Techniques for indexing multimedia data are needed to preserve the efficiency of search processes as soon as the data to search in becomes large in volume and/or in dimension. These techniques aim at reducing the number of I/Os and CPU cycles needed to perform a search. Two classes of multi-dimensional indexing methods can be distinguished: exact nearest neighbor (NN) searches and approximate NN-search schemes.

Traditional multidimensional indexing techniques typically divide the
data space into cells containing vectors [47] .
Cell construction strategies can be classified in two broad categories:
*data-partitioning* indexing methods that divide the data space according
to the distribution of data, and *space-partitioning* indexing methods that
divide the data space along predefined lines and store each descriptor in
the appropriate cell. NN-algorithms typically use the geometrical properties of (minimum
bounding) cells to eliminate cells that cannot have any impact on the
result of the current query [48] .

Many data-partitioning index methods derive from the seminal R-Tree [53] , and their differences lie in the properties of the shapes used to build cells and/or in the degree of overlapping between cells.
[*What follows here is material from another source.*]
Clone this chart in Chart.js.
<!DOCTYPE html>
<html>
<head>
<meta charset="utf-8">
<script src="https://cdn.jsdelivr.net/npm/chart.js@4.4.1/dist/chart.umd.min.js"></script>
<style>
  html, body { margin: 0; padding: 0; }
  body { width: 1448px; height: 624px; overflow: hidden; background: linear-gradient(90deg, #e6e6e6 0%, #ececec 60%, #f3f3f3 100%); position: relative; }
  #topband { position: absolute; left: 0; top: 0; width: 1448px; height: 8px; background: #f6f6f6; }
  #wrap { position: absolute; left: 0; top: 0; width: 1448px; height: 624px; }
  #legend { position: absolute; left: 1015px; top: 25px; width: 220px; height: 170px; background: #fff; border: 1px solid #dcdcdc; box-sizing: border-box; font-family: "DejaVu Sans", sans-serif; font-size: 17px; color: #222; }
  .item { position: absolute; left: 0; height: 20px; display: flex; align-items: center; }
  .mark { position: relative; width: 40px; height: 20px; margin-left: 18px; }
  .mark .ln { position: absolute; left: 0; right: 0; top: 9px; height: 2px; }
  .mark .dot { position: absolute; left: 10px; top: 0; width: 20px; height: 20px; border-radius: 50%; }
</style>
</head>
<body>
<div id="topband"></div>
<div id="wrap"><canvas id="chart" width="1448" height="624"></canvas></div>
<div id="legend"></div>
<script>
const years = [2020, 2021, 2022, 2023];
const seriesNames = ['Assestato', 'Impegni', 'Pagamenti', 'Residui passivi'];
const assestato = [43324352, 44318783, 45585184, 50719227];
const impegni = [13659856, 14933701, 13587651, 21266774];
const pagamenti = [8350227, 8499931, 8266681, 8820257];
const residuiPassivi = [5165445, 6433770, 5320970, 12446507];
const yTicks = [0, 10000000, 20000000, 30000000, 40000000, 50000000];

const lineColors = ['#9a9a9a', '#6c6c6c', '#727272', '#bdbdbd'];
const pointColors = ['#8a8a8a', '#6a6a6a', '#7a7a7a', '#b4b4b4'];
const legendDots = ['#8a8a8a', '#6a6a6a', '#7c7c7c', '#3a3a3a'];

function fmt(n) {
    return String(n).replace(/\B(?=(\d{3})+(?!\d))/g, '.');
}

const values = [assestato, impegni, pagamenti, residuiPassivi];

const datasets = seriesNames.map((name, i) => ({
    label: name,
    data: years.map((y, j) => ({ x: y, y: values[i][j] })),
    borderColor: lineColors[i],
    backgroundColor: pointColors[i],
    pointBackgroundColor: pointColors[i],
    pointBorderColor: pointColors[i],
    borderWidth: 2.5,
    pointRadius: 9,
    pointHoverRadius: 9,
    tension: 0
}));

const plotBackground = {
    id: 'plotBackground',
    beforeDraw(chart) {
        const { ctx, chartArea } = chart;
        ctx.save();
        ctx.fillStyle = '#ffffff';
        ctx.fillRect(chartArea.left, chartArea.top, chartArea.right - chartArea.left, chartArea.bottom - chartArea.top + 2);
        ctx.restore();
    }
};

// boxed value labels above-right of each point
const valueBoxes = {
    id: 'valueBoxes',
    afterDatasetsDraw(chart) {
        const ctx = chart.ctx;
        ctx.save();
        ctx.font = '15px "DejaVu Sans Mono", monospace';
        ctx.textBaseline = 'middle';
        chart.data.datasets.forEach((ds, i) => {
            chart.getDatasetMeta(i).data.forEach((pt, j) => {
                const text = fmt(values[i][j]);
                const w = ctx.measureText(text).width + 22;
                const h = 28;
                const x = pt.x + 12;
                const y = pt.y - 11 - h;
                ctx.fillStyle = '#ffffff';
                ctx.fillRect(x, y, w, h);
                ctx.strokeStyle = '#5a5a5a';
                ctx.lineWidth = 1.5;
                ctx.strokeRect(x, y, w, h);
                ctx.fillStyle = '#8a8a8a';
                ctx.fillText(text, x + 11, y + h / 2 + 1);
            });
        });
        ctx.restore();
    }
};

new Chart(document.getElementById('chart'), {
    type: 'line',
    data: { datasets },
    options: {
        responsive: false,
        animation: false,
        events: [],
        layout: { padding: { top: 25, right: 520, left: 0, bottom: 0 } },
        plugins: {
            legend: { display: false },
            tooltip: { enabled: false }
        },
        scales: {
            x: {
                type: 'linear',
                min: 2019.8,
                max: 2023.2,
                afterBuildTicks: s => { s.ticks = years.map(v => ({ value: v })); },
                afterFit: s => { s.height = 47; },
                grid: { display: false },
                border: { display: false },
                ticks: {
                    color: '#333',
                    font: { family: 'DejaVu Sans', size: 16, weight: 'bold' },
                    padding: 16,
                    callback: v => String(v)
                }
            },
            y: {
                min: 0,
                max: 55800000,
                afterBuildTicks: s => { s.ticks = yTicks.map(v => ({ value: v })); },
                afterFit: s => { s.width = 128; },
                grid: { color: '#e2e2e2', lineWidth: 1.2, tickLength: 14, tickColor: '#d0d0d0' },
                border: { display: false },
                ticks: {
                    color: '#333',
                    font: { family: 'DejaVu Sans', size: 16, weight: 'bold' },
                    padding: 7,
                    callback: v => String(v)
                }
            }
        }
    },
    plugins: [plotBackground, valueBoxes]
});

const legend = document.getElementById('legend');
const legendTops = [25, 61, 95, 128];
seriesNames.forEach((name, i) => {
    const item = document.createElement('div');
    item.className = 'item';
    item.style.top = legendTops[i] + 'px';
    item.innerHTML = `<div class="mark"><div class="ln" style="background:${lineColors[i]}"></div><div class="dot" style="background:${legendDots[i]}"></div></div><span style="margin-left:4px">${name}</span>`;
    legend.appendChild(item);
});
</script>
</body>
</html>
Well known space-partitioning techniques are somehow related to the K-D-B-Tree [63] , and differ on the way space is split and cells encoded.

Unfortunately, the “curse of dimensionality” phenomenon makes these
traditional approaches ineffective in high-dimensional
spaces [46] .
This phenomenon is particularly prevalent when performing *exact*
NN-searches. There is therefore an increasing interest in performing
*approximate* NN-searches, where result quality is traded for
reduced query execution time. Many approaches to approximate
NN-searches have been published; their description can be found
in [46] .

Some approaches simply rely on dimensionality reduction techniques, such as PCA, but their use remains problematic when facing very high-dimensional datasets. Other approaches abort the search process early, after having accessed an arbitrary and predetermined number of cells. While this is highly effective, it does not give any clue on the quality of the result returned to the user. Some other approaches consider an approximation of the sizes of cells instead of considering their exact sizes, making somehow cells “smaller”. Shrunk cells increase efficiency of retrievals as they reduce overlap in space, but interesting vectors might be missed, however.
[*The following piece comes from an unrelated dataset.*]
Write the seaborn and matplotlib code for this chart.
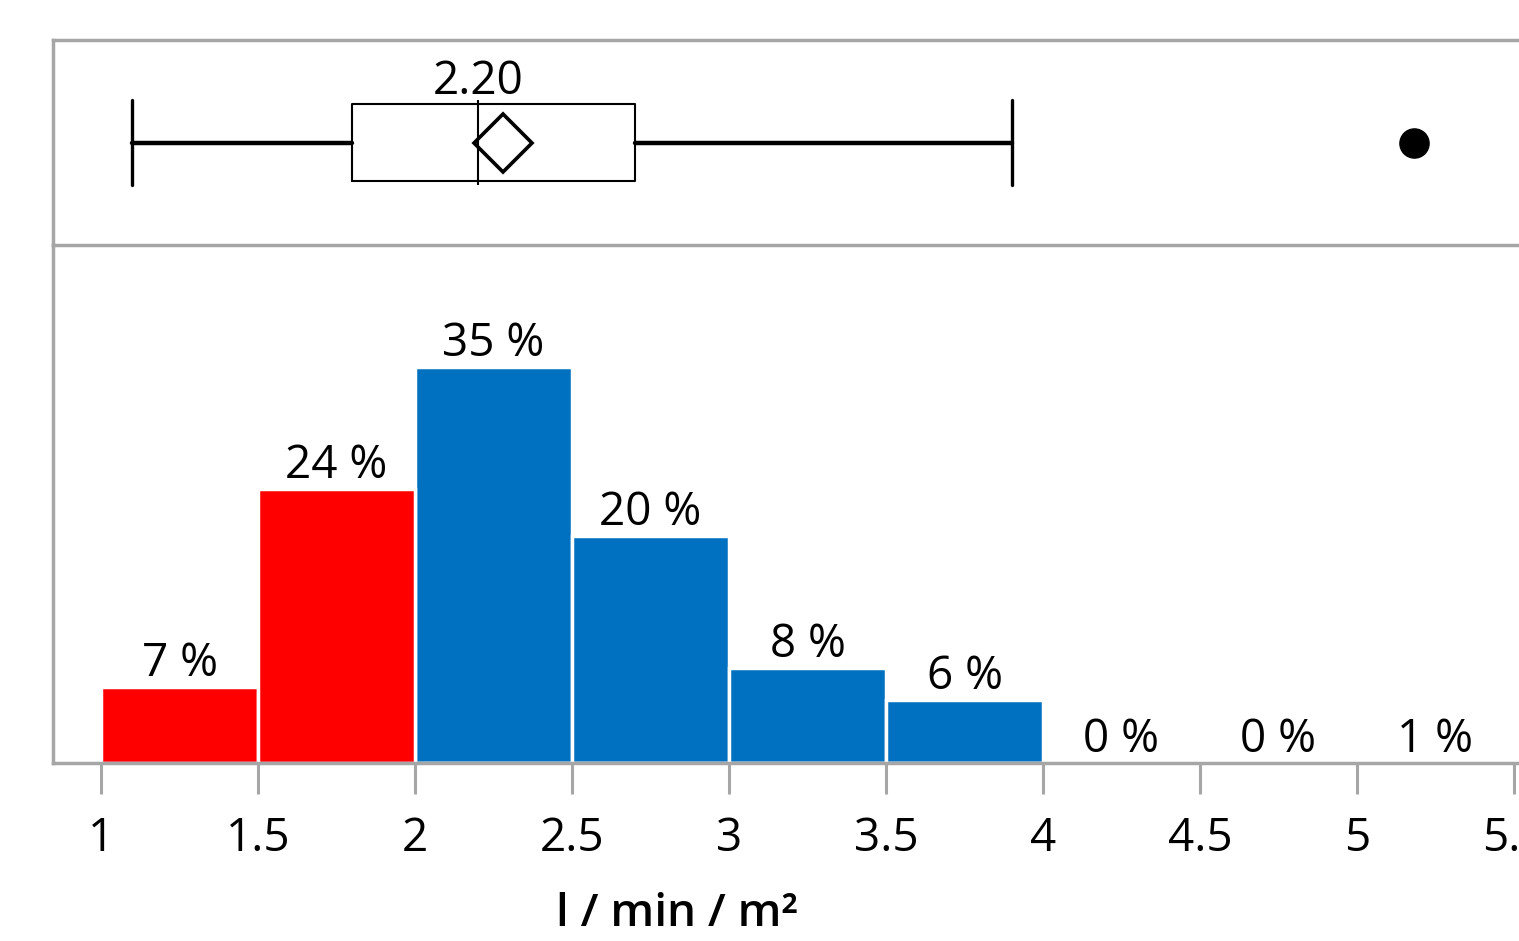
import numpy as np
import pandas as pd
import matplotlib.pyplot as plt
import seaborn as sns

# histogram bins (l / min / m²) and share per bin in %
bin_edges = [1.0, 1.5, 2.0, 2.5, 3.0, 3.5, 4.0, 4.5, 5.0, 5.5]
bin_pct = [6.7, 24.2, 35.0, 20.1, 8.4, 5.6, 0.0, 0.0, 0.0]
bin_labels = ["7 %", "24 %", "35 %", "20 %", "8 %", "6 %", "0 %", "0 %", "1 %"]
bin_group = ["low", "low", "ok", "ok", "ok", "ok", "ok", "ok", "ok"]

# box plot summary
box_whislo = 1.10
box_q1 = 1.80
box_median = 2.20
box_mean = 2.28
box_q3 = 2.70
box_whishi = 3.90
box_outliers = [5.18]

GREY = "#a6a6a6"
FS = 33
sns.set_theme(style="white")
plt.rcParams["font.family"] = ["Open Sans", "DejaVu Sans"]
plt.rcParams["text.color"] = "black"
plt.rcParams["axes.labelcolor"] = "black"

fig = plt.figure(figsize=(15.19, 9.41), dpi=100)
ax_box = fig.add_axes([0.0349, 0.7396, 0.9651, 0.2179])
ax_hist = fig.add_axes([0.0349, 0.1892, 0.9651, 0.5504], sharex=ax_box)
ax_hist.patch.set_alpha(0)

xlim = (0.847, 5.516)

# --- box plot ---
stats = [{
    "whislo": box_whislo, "q1": box_q1, "med": box_median,
    "q3": box_q3, "whishi": box_whishi, "mean": box_mean,
    "fliers": box_outliers,
}]
ax_box.bxp(
    stats, positions=[0.5], widths=0.38, capwidths=0.41, vert=False,
    showmeans=True, patch_artist=False,
    boxprops=dict(color="black", linewidth=1.5),
    whiskerprops=dict(color="black", linewidth=3.2),
    capprops=dict(color="black", linewidth=2.4),
    medianprops=dict(linewidth=0),
    meanprops=dict(marker="D", markersize=30, markerfacecolor="none",
                   markeredgecolor="black", markeredgewidth=2.6),
    flierprops=dict(marker="o", markersize=21, markerfacecolor="black",
                    markeredgecolor="black"),
)
ax_box.vlines(box_median, 0.5 - 0.205, 0.5 + 0.205, color="black", linewidth=1.5)
ax_box.text(box_median, 0.795, f"{box_median:.2f}", ha="center", va="center",
            fontsize=FS)
ax_box.set_ylim(0, 1)
ax_box.set_xlim(*xlim)
ax_box.set_yticks([])
ax_box.tick_params(axis="x", which="both", bottom=False, labelbottom=False)
for side in ["top", "left", "bottom", "right"]:
    ax_box.spines[side].set_color(GREY)
    ax_box.spines[side].set_linewidth(2.5)
ax_box.spines["right"].set_visible(False)

# --- histogram ---
centers = [(a + b) / 2 for a, b in zip(bin_edges[:-1], bin_edges[1:])]
df = pd.DataFrame({"x": centers, "pct": bin_pct, "group": bin_group})
sns.histplot(
    data=df, x="x", weights="pct", bins=bin_edges, hue="group",
    palette={"low": "#ff0000", "ok": "#0070c0"}, multiple="layer",
    alpha=1, edgecolor="white", linewidth=2.5, legend=False, ax=ax_hist,
)
for cx, h, lab in zip(centers, bin_pct, bin_labels):
    ax_hist.annotate(lab, (cx, h), xytext=(0, 0), textcoords="offset points",
                     ha="center", va="bottom", fontsize=FS)

ax_hist.set_ylim(0, 45.8)
ax_hist.set_xlim(*xlim)
ax_hist.set_yticks([])
ax_hist.set_ylabel("")
ax_hist.set_xticks([1, 1.5, 2, 2.5, 3, 3.5, 4, 4.5, 5, 5.5])
ax_hist.set_xticklabels(["1", "1.5", "2", "2.5", "3", "3.5", "4", "4.5", "5", "5.5"])
ax_hist.tick_params(axis="x", bottom=True, direction="out", length=22,
                    width=2.2, color=GREY, labelcolor="black", pad=16,
                    labelsize=FS)
ax_hist.set_xlabel("l / min / m²", fontsize=FS, fontweight="semibold")
ax_hist.xaxis.set_label_coords(0.426, -0.25)
for side in ["top", "right"]:
    ax_hist.spines[side].set_visible(False)
for side in ["left", "bottom"]:
    ax_hist.spines[side].set_color(GREY)
    ax_hist.spines[side].set_linewidth(2.5)

fig.savefig("out.png", dpi=100)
Recently, several approaches have transformed costly nearest neighbor searches
in multidimensional space into efficient uni-dimensional accesses.
One approach using locality sensitive hashing (LSH)
techniques [52] uses several hash functions such that co-located
vectors are likely to collide in buckets. Fagin *et al.* [50]
proposed a framework based on projecting
the descriptors onto a limited set of random lines, each
line giving a ranking of the database descriptors with
respect to the query descriptor.